Wo Vergangenheit lebendig bleibt
Unter dem Titel „Noch atmet’s das Tal – šeǝ diha dǝlina“ fand am Vorabend des Landesfeiertages, der an die Volksabstimmung erinnert, bei der sich vor 105 Jahren beide Volksgruppen zur historischen Einheit Kärntens bekannt haben, ein besonderer Abend der kulturellen Begegnung und des Austauschs statt. Organisiert wurde die Veranstaltung vom Förderungsverein GailtalMuseum im Rahmen der Reihe zur Wahrnehmung von Minderheitensprachen im öffentlichen Raum.

Geschichten in zwei Sprachen
Nach der feierlichen Eröffnung des bis auf den letzten Platz gefüllten Raumes begann die Lesung, gestaltet von Volker Pawliska, Gertraud Kleewein und Gerlinde Kreiger. In ihren Gedichten erzählten sie von Häusern und Dörfern, vom Gailtaler Kirchtag mit dem Kranzlreiten und von der bewegten Geschichte des Kalvarienberges. Es waren Erzählungen voller Leben und Heiterkeit – zuerst von Volker Pawiliska in deutscher Sprache, anschließend im windischen Dialekt von Getraud Kleewein und Gerlinde Kreiger vorgetragen. Musikalisch Umrandet wurde die Lesung vom Quintett Karnitzen mit windischem Gesang.

Ein Filmprojekt bewahrt das sprachliche Erbe des Gailtals
Im Unteren Gailtal entsteht derzeit ein außergewöhnliches Filmprojekt, das tief in die sprachliche und kulturelle Seele der Region eintaucht. Unter der Leitung der Slawistin und Ethnologin Dr. Herta Maurer-Lausegger dokumentiert das Filmprojekt „Šeǝ diha dǝlina – Noch atmet das Tal“ den vom Aussterben bedrohten slowenischen Subdialekt der sogenannten „Panagorci“, die auf der sonnigen Seite der Gemeinde St. Stefan im Gailtal beheimatet sind. Dieser autochthone Dialekt, von den Einheimischen oft als „windisch“ bezeichnet, ist bisher wissenschaftlich unerforscht und steht kurz vor dem Verschwinden. Jahrzehntelanger Sprachwandel, Assimilationsdruck und historische Umstände führten dazu, dass heute nur noch wenige ältere Menschen diese Mundart aktiv sprechen. In Zusammenarbeit mit der ARTIS Filmproduktions-GmbH Klagenfurt wurden am 9. Oktober 2025 im Gailtal-Museum Möderndorf die ersten Szenen gedreht. Dabei wurden zweisprachige Texte aus Werken von Volker Pawliska vorgetragen, die von Hermann Fritz (1948–2024) in den Dialekt der „Panagorci“ übersetzt und von Gerlinde Kreiger vollendet wurden. Neben ihr lasen auch Gertraud Kleewein und Volker Pawliska aus den Mundarttexten.

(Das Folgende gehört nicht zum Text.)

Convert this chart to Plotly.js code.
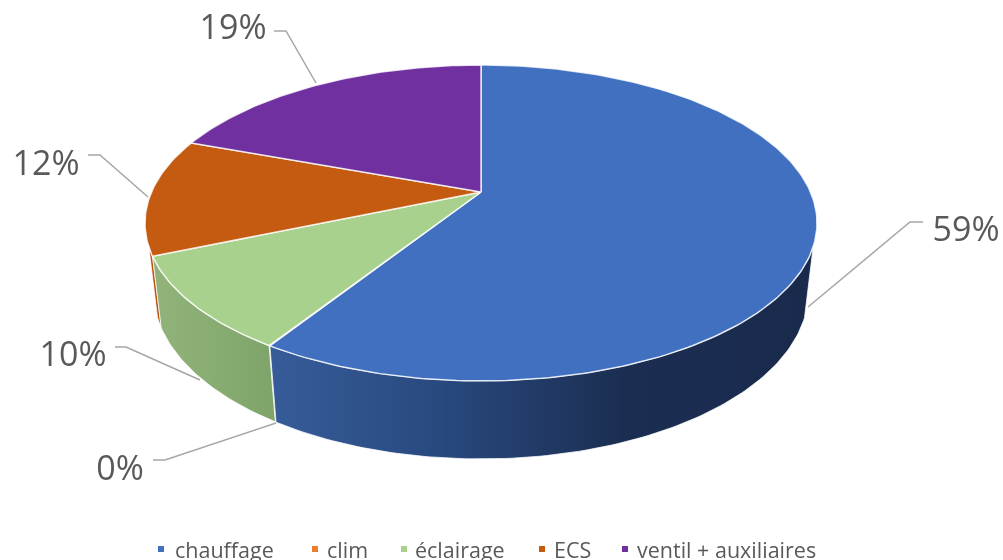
<!DOCTYPE html>
<html><head><meta charset="utf-8">
<script src="https://cdn.plot.ly/plotly-3.0.1.min.js"></script>
<style>html,body{margin:0;padding:0;background:#fff}#c{width:1003px;height:560px;filter:blur(0.6px)}</style>
</head><body><div id="c"></div>
<script>
const categories = ['chauffage','clim','éclairage','ECS','ventil + auxiliaires'];
const values = [59, 0.04, 9.6, 12, 19.4];
const topColors = ['#4170c0','#ed7d31','#a9d18e','#c55a11','#7030a0'];
const wallScales = [
  [[0,'#365c99'],[0.3,'#294a80'],[0.65,'#1b2e52'],[1,'#192a4c']],
  [[0,'#c06528'],[1,'#c06528']],
  [[0,'#92b47a'],[1,'#7ea46a']],
  [[0,'#c05510'],[1,'#b84f0e']],
  [[0,'#5a2683'],[1,'#5a2683']]
];
const labelX = [966, 120, 73, 46, 233];
const labelY = [232, 471, 357, 166, 30];
const leaderX = [[923,910,808],[153,165,276],[115,126,200],[88,100,148],[274,286,316]];
const leaderY = [[222,222,307],[460,460,423],[347,347,380],[155,155,197],[31,31,83]];
const legendMarkX = [161, 315, 404, 542, 625];
const legendTextX = [175, 327, 415, 554, 637];

const total = values.reduce((a,b)=>a+b,0);
const cx=481, cy=192, A=329.5, B=151.9, k=0.196, m=0.025, n=69.4;
const visFrom=109.7, visTo=250.3;
function proj(deg, low){
  const t=deg*Math.PI/180, u=Math.sin(t), v=Math.cos(t);
  const w=1+k*v+(low?m:0), d=low?n:0;
  return [cx+A*u/w, cy+(-B*v+d)/w];
}
function arc(a,b,low){
  const pts=[], N=Math.max(2,Math.ceil(Math.abs(b-a)));
  for(let i=0;i<=N;i++) pts.push(proj(a+(b-a)*i/N,low));
  return pts;
}
const starts=[]; let acc=0;
values.forEach(val=>{starts.push(acc/total*360); acc+=val;});
const ends=values.map((val,i)=>starts[i]+val/total*360);

const traces=[];
[4,3,1,2,0].forEach(i=>{
  const a=Math.max(starts[i],visFrom), b=Math.min(ends[i],visTo);
  if(b<=a) return;
  const pts=arc(a,b,false).concat(arc(b,a,true));
  const xs=pts.map(p=>p[0]), ys=pts.map(p=>p[1]);
  xs.push(xs[0]); ys.push(ys[0]);
  traces.push({type:'scatter',mode:'lines',x:xs,y:ys,fill:'toself',
    fillgradient:{type:'horizontal',colorscale:wallScales[i],start:Math.min(...xs),stop:Math.max(...xs)},
    line:{color:'rgba(255,255,255,0.75)',width:1},hoverinfo:'skip',showlegend:false});
});
categories.forEach((c,i)=>{
  const pts=[[cx,cy]].concat(arc(starts[i],ends[i],false),[[cx,cy]]);
  traces.push({type:'scatter',mode:'lines',name:c,x:pts.map(p=>p[0]),y:pts.map(p=>p[1]),
    fill:'toself',fillcolor:topColors[i],line:{color:'rgba(255,255,255,0.8)',width:1.5},
    hoverinfo:'name',showlegend:false});
});
categories.forEach((c,i)=>{
  traces.push({type:'scatter',mode:'lines',x:leaderX[i],y:leaderY[i],
    line:{color:'#a6a6a6',width:1.5},hoverinfo:'skip',showlegend:false});
});
traces.push({type:'scatter',mode:'text',x:labelX,y:labelY,
  text:values.map(val=>Math.round(val/total*100)+'%'),textposition:'middle center',
  textfont:{family:'Open Sans, sans-serif',size:34,color:'#595959'},hoverinfo:'skip',showlegend:false,cliponaxis:false});
traces.push({type:'scatter',mode:'markers',x:legendMarkX,y:categories.map(()=>549),
  marker:{symbol:'square',size:6,color:topColors},hoverinfo:'skip',showlegend:false});
traces.push({type:'scatter',mode:'text',x:legendTextX,y:categories.map(()=>553),
  text:categories,textposition:'middle right',
  textfont:{family:'Open Sans, sans-serif',size:21.5,color:'#595959'},hoverinfo:'skip',showlegend:false,cliponaxis:false});

Plotly.newPlot('c',traces,{
  width:1003,height:560,margin:{l:0,r:0,t:0,b:0},
  paper_bgcolor:'#fff',plot_bgcolor:'#fff',showlegend:false,
  xaxis:{range:[0,1003],visible:false,fixedrange:true},
  yaxis:{range:[560,0],visible:false,fixedrange:true}
},{displayModeBar:false});
</script></body></html>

Bewahrung eines verschwindenden Schatzes
Das Filmprojekt ist Teil des langjährigen Forschungsprogramms „Audiovisuelle Dialektologie: Dokumentation alter Volkskultur“ und soll die sprachlichen, kulturellen und emotionalen Spuren dieser Region für kommende Generationen festhalten. In St. Stefan im Gailtal hat sich eine kleine Gruppe älterer Einheimischer zusammengefunden, die ihre Sprache aktiv pflegt und im Rahmen kleiner Lesungen und Treffen versucht, das „Windische“ lebendig zu halten. Neben Aufnahmen der Lesung im Schloss Möderndorf werden für den Film auch alte Bauernregeln, Kinderreime, Gebete und Erinnerungen dokumentiert. Die Nachdrehs – darunter Tonaufnahmen in St. Stefan und Drohnenaufnahmen über die Untergailtaler Landschaft – sind für Herbst 2025 geplant, die vollständige Fertigstellung des Films ist für 2027 vorgesehen. Vorrang hat derzeit das parallel entstehende Filmprojekt „Die Untergailtaler Tracht – Ziljska noša“, das bis Mai 2026 abgeschlossen werden soll.